EXERCISE PROMPT: Your task is to copy the listing exactly. Drop any pictures from the copy.

— start of GIVEN MATERIAL —

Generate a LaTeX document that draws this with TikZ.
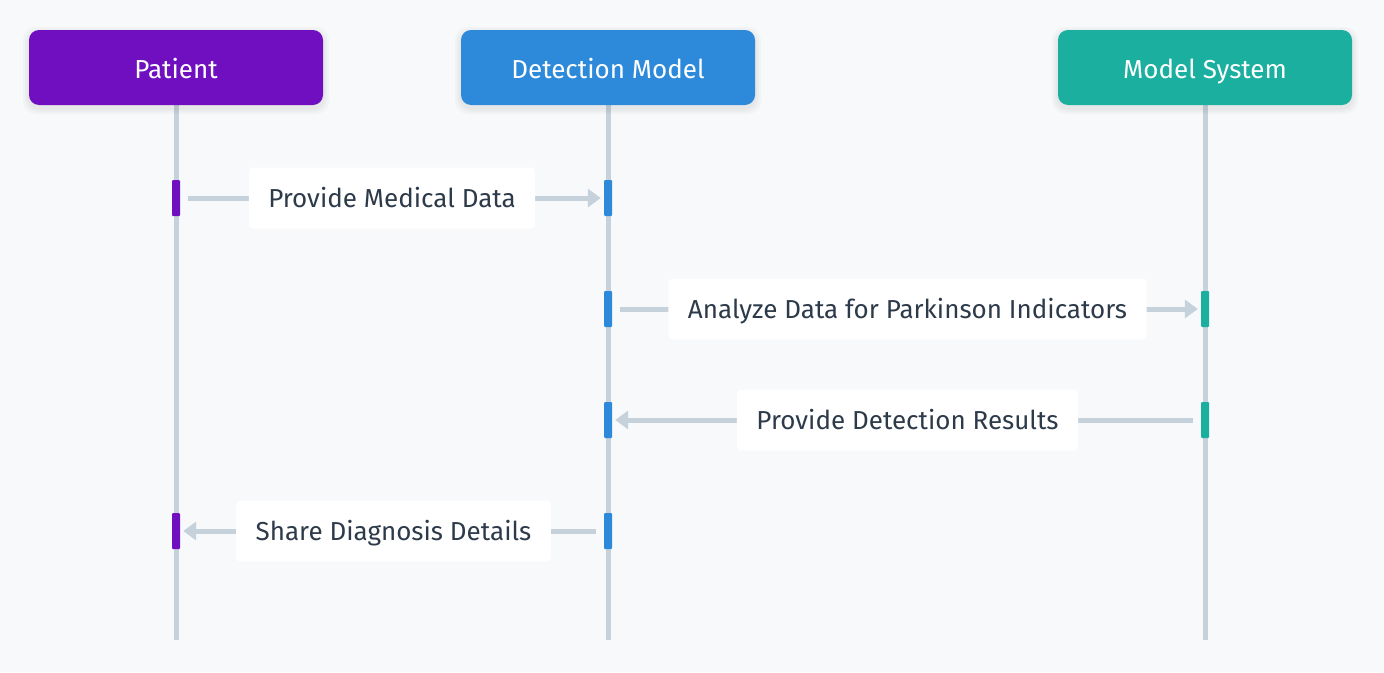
\documentclass[tikz,border=0pt]{standalone}
\usepackage{fontspec}
\setmainfont{Fira Sans}
\usetikzlibrary{arrows.meta}
\definecolor{bg}{HTML}{F8F9FA}
\definecolor{cpat}{HTML}{6F0FBF}
\definecolor{cdet}{HTML}{2D8ADA}
\definecolor{csys}{HTML}{1BAF9F}
\definecolor{cline}{HTML}{C5D2DC}
\definecolor{ctext}{HTML}{2D3A4A}
\tikzset{
  header/.style={draw=none, fill=#1, rounded corners=10pt, minimum width=294pt, minimum height=75pt, text=white, font=\fontsize{26}{30}\selectfont, inner sep=0pt, text height=22pt, text depth=0pt},
  shadowbox/.style={fill=black, opacity=0.025, rounded corners=13pt},
  lifeline/.style={draw=cline, line width=5pt},
  actbar/.style={fill=#1, draw=none, rounded corners=1pt, minimum width=8pt, minimum height=36pt, inner sep=0pt},
  msg/.style={draw=cline, line width=5pt, -{Triangle[length=13pt,width=18pt]}},
  lbl/.style={fill=white, rounded corners=4pt, text=ctext, font=\fontsize{26}{30}\selectfont, minimum height=61pt, inner xsep=19.5pt, inner ysep=0pt, text height=18pt, text depth=0pt}
}
\begin{document}
\begin{tikzpicture}[x=1pt,y=-1pt]
\useasboundingbox (0,0) rectangle (1384,672);
\fill[bg] (0,0) rectangle (1384,672);
% lifelines
\coordinate (pt) at (176,105); \coordinate (pb) at (176,640);
\coordinate (dt) at (608,105); \coordinate (db) at (608,640);
\coordinate (st) at (1205,105); \coordinate (sb) at (1205,640);
\draw[lifeline] (pt) -- (pb);
\draw[lifeline] (dt) -- (db);
\draw[lifeline] (st) -- (sb);
% header shadows
\foreach \cx in {176,608,1205}{
  \foreach \g in {2,4,6}{
    \fill[shadowbox] (\cx-147-\g,30-\g+3) rectangle (\cx+147+\g,105+\g+3);
  }
}
% headers
\node[header=cpat] (pat) at (176,67.5) {Patient};
\node[header=cdet] (det) at (608,67.5) {Detection Model};
\node[header=csys] (sys) at (1205,67.5) {Model System};
% activation bars
\node[actbar=cpat] (a1) at (176,198) {};
\node[actbar=cdet] (b1) at (608,198) {};
\node[actbar=cdet] (b2) at (608,309) {};
\node[actbar=csys] (c2) at (1205,309) {};
\node[actbar=csys] (c3) at (1205,420) {};
\node[actbar=cdet] (b3) at (608,420) {};
\node[actbar=cdet] (b4) at (608,531) {};
\node[actbar=cpat] (a4) at (176,531) {};
% messages
\draw[msg] ([xshift=8pt]a1.east) -- ([xshift=-3pt]b1.west);
\draw[msg] ([xshift=8pt]b2.east) -- ([xshift=-3pt]c2.west);
\draw[msg] ([xshift=-8pt]c3.west) -- ([xshift=3pt]b3.east);
\draw[msg] ([xshift=-8pt]b4.west) -- ([xshift=3pt]a4.east);
% labels
\node[lbl] (l1) at (392,198) {Provide Medical Data};
\node[lbl] (l2) at (907.5,309) {Analyze Data for Parkinson Indicators};
\node[lbl] (l3) at (907.5,420) {Provide Detection Results};
\node[lbl] (l4) at (393.5,531) {Share Diagnosis Details};
\end{tikzpicture}
\end{document}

— end of GIVEN MATERIAL —

WRITTEN SOLUTION:
Generate a LaTeX document that draws this with TikZ.
\documentclass[tikz,border=0pt]{standalone}
\usepackage{fontspec}
\setmainfont{Fira Sans}
\usetikzlibrary{arrows.meta}
\definecolor{bg}{HTML}{F8F9FA}
\definecolor{cpat}{HTML}{6F0FBF}
\definecolor{cdet}{HTML}{2D8ADA}
\definecolor{csys}{HTML}{1BAF9F}
\definecolor{cline}{HTML}{C5D2DC}
\definecolor{ctext}{HTML}{2D3A4A}
\tikzset{
  header/.style={draw=none, fill=#1, rounded corners=10pt, minimum width=294pt, minimum height=75pt, text=white, font=\fontsize{26}{30}\selectfont, inner sep=0pt, text height=22pt, text depth=0pt},
  shadowbox/.style={fill=black, opacity=0.025, rounded corners=13pt},
  lifeline/.style={draw=cline, line width=5pt},
  actbar/.style={fill=#1, draw=none, rounded corners=1pt, minimum width=8pt, minimum height=36pt, inner sep=0pt},
  msg/.style={draw=cline, line width=5pt, -{Triangle[length=13pt,width=18pt]}},
  lbl/.style={fill=white, rounded corners=4pt, text=ctext, font=\fontsize{26}{30}\selectfont, minimum height=61pt, inner xsep=19.5pt, inner ysep=0pt, text height=18pt, text depth=0pt}
}
\begin{document}
\begin{tikzpicture}[x=1pt,y=-1pt]
\useasboundingbox (0,0) rectangle (1384,672);
\fill[bg] (0,0) rectangle (1384,672);
% lifelines
\coordinate (pt) at (176,105); \coordinate (pb) at (176,640);
\coordinate (dt) at (608,105); \coordinate (db) at (608,640);
\coordinate (st) at (1205,105); \coordinate (sb) at (1205,640);
\draw[lifeline] (pt) -- (pb);
\draw[lifeline] (dt) -- (db);
\draw[lifeline] (st) -- (sb);
% header shadows
\foreach \cx in {176,608,1205}{
  \foreach \g in {2,4,6}{
    \fill[shadowbox] (\cx-147-\g,30-\g+3) rectangle (\cx+147+\g,105+\g+3);
  }
}
% headers
\node[header=cpat] (pat) at (176,67.5) {Patient};
\node[header=cdet] (det) at (608,67.5) {Detection Model};
\node[header=csys] (sys) at (1205,67.5) {Model System};
% activation bars
\node[actbar=cpat] (a1) at (176,198) {};
\node[actbar=cdet] (b1) at (608,198) {};
\node[actbar=cdet] (b2) at (608,309) {};
\node[actbar=csys] (c2) at (1205,309) {};
\node[actbar=csys] (c3) at (1205,420) {};
\node[actbar=cdet] (b3) at (608,420) {};
\node[actbar=cdet] (b4) at (608,531) {};
\node[actbar=cpat] (a4) at (176,531) {};
% messages
\draw[msg] ([xshift=8pt]a1.east) -- ([xshift=-3pt]b1.west);
\draw[msg] ([xshift=8pt]b2.east) -- ([xshift=-3pt]c2.west);
\draw[msg] ([xshift=-8pt]c3.west) -- ([xshift=3pt]b3.east);
\draw[msg] ([xshift=-8pt]b4.west) -- ([xshift=3pt]a4.east);
% labels
\node[lbl] (l1) at (392,198) {Provide Medical Data};
\node[lbl] (l2) at (907.5,309) {Analyze Data for Parkinson Indicators};
\node[lbl] (l3) at (907.5,420) {Provide Detection Results};
\node[lbl] (l4) at (393.5,531) {Share Diagnosis Details};
\end{tikzpicture}
\end{document}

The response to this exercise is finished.